Scholars have not identified the deity that was worshiped at the Phoenician sanctuary of Kharayeb because no god names are mentioned in the site inscriptions. Basing his proposal on figurines representing Demeter and Kore, the Greek goddesses of harvest and spring respectively, Chéhab proposed the sanctuary was a center for agrarian and initiatory cults. Kaoukabani proposed that the sanctuary was initially dedicated to Astarte; according to his interpretation, the building was a mammisi, a chapel-like building where rituals and ceremonies associated with the divine birth or infancy of a deity were performed. He also proposed the cult likely acquired characteristics related to Demeter and included mystical elements. The study of the terracotta figurines contributed to the understanding of the religious cult. The Italian historian Maria Grazia Lancellotti stated a revised understanding; he characterized the sanctuary as a smaller religious site that, like the temple of Eshmun in Bustan el-Sheikh in Sidon, centered around the veneration of deities of healing and salvation with an emphasis on rituals associated with childbearing and childhood. This interpretation explains the discovery of numerous child figurines onsite.

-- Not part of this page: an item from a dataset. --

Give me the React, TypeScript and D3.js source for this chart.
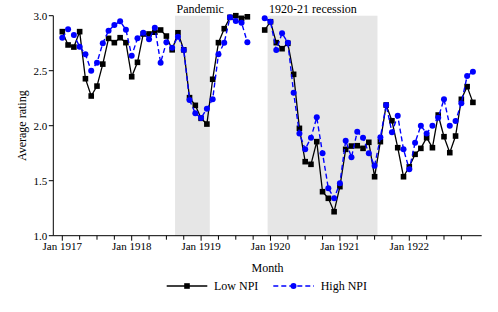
import React, { useRef, useEffect } from "react";
import * as d3 from "d3";

// month index 0 = Jan 1917, 71 = Dec 1922 (Oct/Nov 1919 missing)
const lowNPI: (number | null)[] = [
  2.855, 2.734, 2.715, 2.855, 2.427, 2.27, 2.36, 2.56, 2.794, 2.755, 2.8, 2.755,
  2.445, 2.576, 2.834, 2.834, 2.85, 2.87, 2.815, 2.69, 2.845, 2.69, 2.255, 2.185,
  2.067, 2.015, 2.422, 2.755, 2.882, 2.985, 3.0, 2.976, 2.99, null, null, 2.87,
  2.945, 2.755, 2.7, 2.749, 2.467, 1.976, 1.673, 1.649, 1.855, 1.4, 1.34, 1.218,
  1.446, 1.785, 1.815, 1.818, 1.794, 1.849, 1.536, 1.855, 2.188, 2.045, 1.8, 1.536,
  1.627, 1.74, 1.794, 1.891, 1.8, 2.097, 1.9, 1.755, 1.906, 2.24, 2.355, 2.212,
];
const highNPI: (number | null)[] = [
  2.8, 2.876, 2.824, 2.718, 2.649, 2.5, 2.573, 2.749, 2.864, 2.915, 2.949, 2.873,
  2.636, 2.794, 2.846, 2.785, 2.891, 2.573, 2.758, 2.709, 2.809, 2.688, 2.234, 2.113,
  2.07, 2.155, 2.24, 2.649, 2.755, 2.985, 2.952, 2.936, 2.758, null, null, 2.976,
  2.945, 2.688, 2.84, 2.755, 2.3, 1.93, 1.785, 1.891, 2.076, 1.749, 1.431, 1.34,
  1.476, 1.864, 1.713, 1.945, 1.891, 1.749, 1.636, 1.894, 2.188, 1.94, 2.09, 1.785,
  1.603, 1.845, 2.0, 1.93, 2.0, 2.073, 2.24, 2.0, 2.043, 2.204, 2.452, 2.49,
];
const yearLabels = ["Jan 1917", "Jan 1918", "Jan 1919", "Jan 1920", "Jan 1921", "Jan 1922"];
const yTicks = [1.0, 1.5, 2.0, 2.5, 3.0];
// shaded periods, [first month, last month] as month indices
const periods = [
  { label: "Pandemic", start: 20, end: 25 },
  { label: "1920-21 recession", start: 36, end: 54 },
];

const App = () => {
  const svgRef = useRef<SVGSVGElement>(null);

  useEffect(() => {
    const svg = d3.select(svgRef.current);
    svg.selectAll("*").remove();
    const font = "Liberation Serif, Times New Roman, serif";

    const x = d3.scaleLinear().domain([-1.556, 72.52]).range([53.3, 481.7]);
    const y = d3.scaleLinear().domain([1, 3]).range([235.7, 15.7]);

    // shading
    const g = svg.append("g");
    periods.forEach((p) => {
      g.append("rect")
        .attr("x", x(p.start - 0.5))
        .attr("y", y(3))
        .attr("width", x(p.end + 0.5) - x(p.start - 0.5))
        .attr("height", y(1) - y(3))
        .attr("fill", "#e6e6e6");
      g.append("text")
        .attr("x", x(p.start - 0.5) + 1.5)
        .attr("y", 13)
        .attr("font-family", font)
        .attr("font-size", 12)
        .text(p.label);
    });

    // axes
    const majorTicks = yearLabels.map((_, i) => i * 12);
    const minorTicks = d3.range(0, 72, 3).filter((m) => m % 12 !== 0);

    const xAxis = svg.append("g").attr("transform", `translate(0,${y(1)})`);
    xAxis.append("line").attr("x1", x.range()[0]).attr("x2", x.range()[1]).attr("stroke", "#000").attr("stroke-width", 1);
    xAxis.selectAll(".minor").data(minorTicks).enter().append("line")
      .attr("x1", (d) => x(d)).attr("x2", (d) => x(d)).attr("y1", 0).attr("y2", 4)
      .attr("stroke", "#000");
    xAxis.selectAll(".major").data(majorTicks).enter().append("line")
      .attr("x1", (d) => x(d)).attr("x2", (d) => x(d)).attr("y1", 0).attr("y2", 5)
      .attr("stroke", "#000");
    xAxis.selectAll("text").data(majorTicks).enter().append("text")
      .attr("x", (d) => x(d)).attr("y", 14)
      .attr("text-anchor", "middle").attr("font-family", font).attr("font-size", 11)
      .text((_, i) => yearLabels[i]);

    const yAxis = svg.append("g").attr("transform", `translate(${x.range()[0]},0)`);
    yAxis.append("line").attr("y1", y(1)).attr("y2", y(3)).attr("stroke", "#000");
    yAxis.selectAll("line.t").data(yTicks).enter().append("line")
      .attr("x1", -4.5).attr("x2", 0).attr("y1", (d) => y(d)).attr("y2", (d) => y(d))
      .attr("stroke", "#000");
    yAxis.selectAll("text").data(yTicks).enter().append("text")
      .attr("x", -6).attr("y", (d) => y(d) + 4)
      .attr("text-anchor", "end").attr("font-family", font).attr("font-size", 11)
      .text((d) => d3.format(".1f")(d));

    svg.append("text")
      .attr("transform", `translate(26,${(y(1) + y(3)) / 2}) rotate(-90)`)
      .attr("text-anchor", "middle").attr("font-family", font).attr("font-size", 12)
      .text("Average rating");
    svg.append("text")
      .attr("x", 267.5).attr("y", 271.5)
      .attr("text-anchor", "middle").attr("font-family", font).attr("font-size", 12)
      .text("Month");

    // series
    const line = d3.line<number | null>()
      .defined((d) => d != null)
      .x((_, i) => x(i))
      .y((d) => y(d as number));

    const pts = (arr: (number | null)[]) =>
      arr.map((v, i) => ({ v, i })).filter((d) => d.v != null) as { v: number; i: number }[];

    svg.append("path").datum(lowNPI).attr("d", line)
      .attr("fill", "none").attr("stroke", "#000").attr("stroke-width", 1.3);
    svg.append("g").selectAll("rect").data(pts(lowNPI)).enter().append("rect")
      .attr("x", (d) => x(d.i) - 2.8).attr("y", (d) => y(d.v) - 2.8)
      .attr("width", 5.6).attr("height", 5.6).attr("fill", "#000");

    svg.append("path").datum(highNPI).attr("d", line)
      .attr("fill", "none").attr("stroke", "#0000ff").attr("stroke-width", 1.4)
      .attr("stroke-dasharray", "5,3");
    svg.append("g").selectAll("circle").data(pts(highNPI)).enter().append("circle")
      .attr("cx", (d) => x(d.i)).attr("cy", (d) => y(d.v)).attr("r", 3)
      .attr("fill", "#0000ff");

    // legend
    const lg = svg.append("g").attr("transform", "translate(0,286)");
    lg.append("line").attr("x1", 166.7).attr("x2", 207.3).attr("stroke", "#000").attr("stroke-width", 1.3);
    lg.append("rect").attr("x", 187 - 2.8).attr("y", -2.8).attr("width", 5.6).attr("height", 5.6).attr("fill", "#000");
    lg.append("text").attr("x", 214).attr("y", 4).attr("font-family", font).attr("font-size", 12).text("Low NPI");
    lg.append("line").attr("x1", 273.3).attr("x2", 314).attr("stroke", "#0000ff").attr("stroke-width", 1.4)
      .attr("stroke-dasharray", "5,3");
    lg.append("circle").attr("cx", 293.5).attr("cy", 0).attr("r", 3).attr("fill", "#0000ff");
    lg.append("text").attr("x", 320.7).attr("y", 4).attr("font-family", font).attr("font-size", 12).text("High NPI");
  }, []);

  return (
    <svg
      ref={svgRef}
      width={498}
      height={312}
      style={{ position: "absolute", left: 0, top: 0, background: "#fff" }}
    />
  );
};

export default App;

According to Oggiano, the religious practices observed at the Kharayeb sanctuary were part of the same cultic system that included the sanctuaries of Umm al-Amad, the temple of Sarepta, and possibly Tyre. These shared practices included the performance of comparable rituals, the dedication of stone and terracotta statues, and the use of a similar syntax of dedicatory inscriptions across the Tyre hinterland. The Eastern Temple in Umm al-Amad yielded twelve terracotta figurines, most of which were retrieved from the Throne Chapel. These figurines belong to the well-documented type associated with the Kharayeb sanctuary. The rituals practiced at the Kharayeb sanctuary also included the pouring of oils from unguentaria and the offering of libations that were poured from miniature and medium-sized jugs. The great number of clay figurines discovered at the sanctuary is evidence for the intensive religious activity in the Phoenician sanctuary between the fourth and first centuries BC. The temple's small interior was periodically cleared of votive offerings to accommodate new statuettes. Around 8,000 terracotta figurines were collected and stored in a specially dug favissa. The Kharayeb figurines portray aspects of local Phoenician society over many centuries, consistently emphasizing the significance of motherhood and childhood for the people frequenting the sanctuary. During the Persian period, a great number of figurines represented pregnant women and in the Hellenistic period, depictions of children engaged in playful activities with animals or music instruments were found. The small size of the cultic objects also indicates the potential involvement of children in rituals.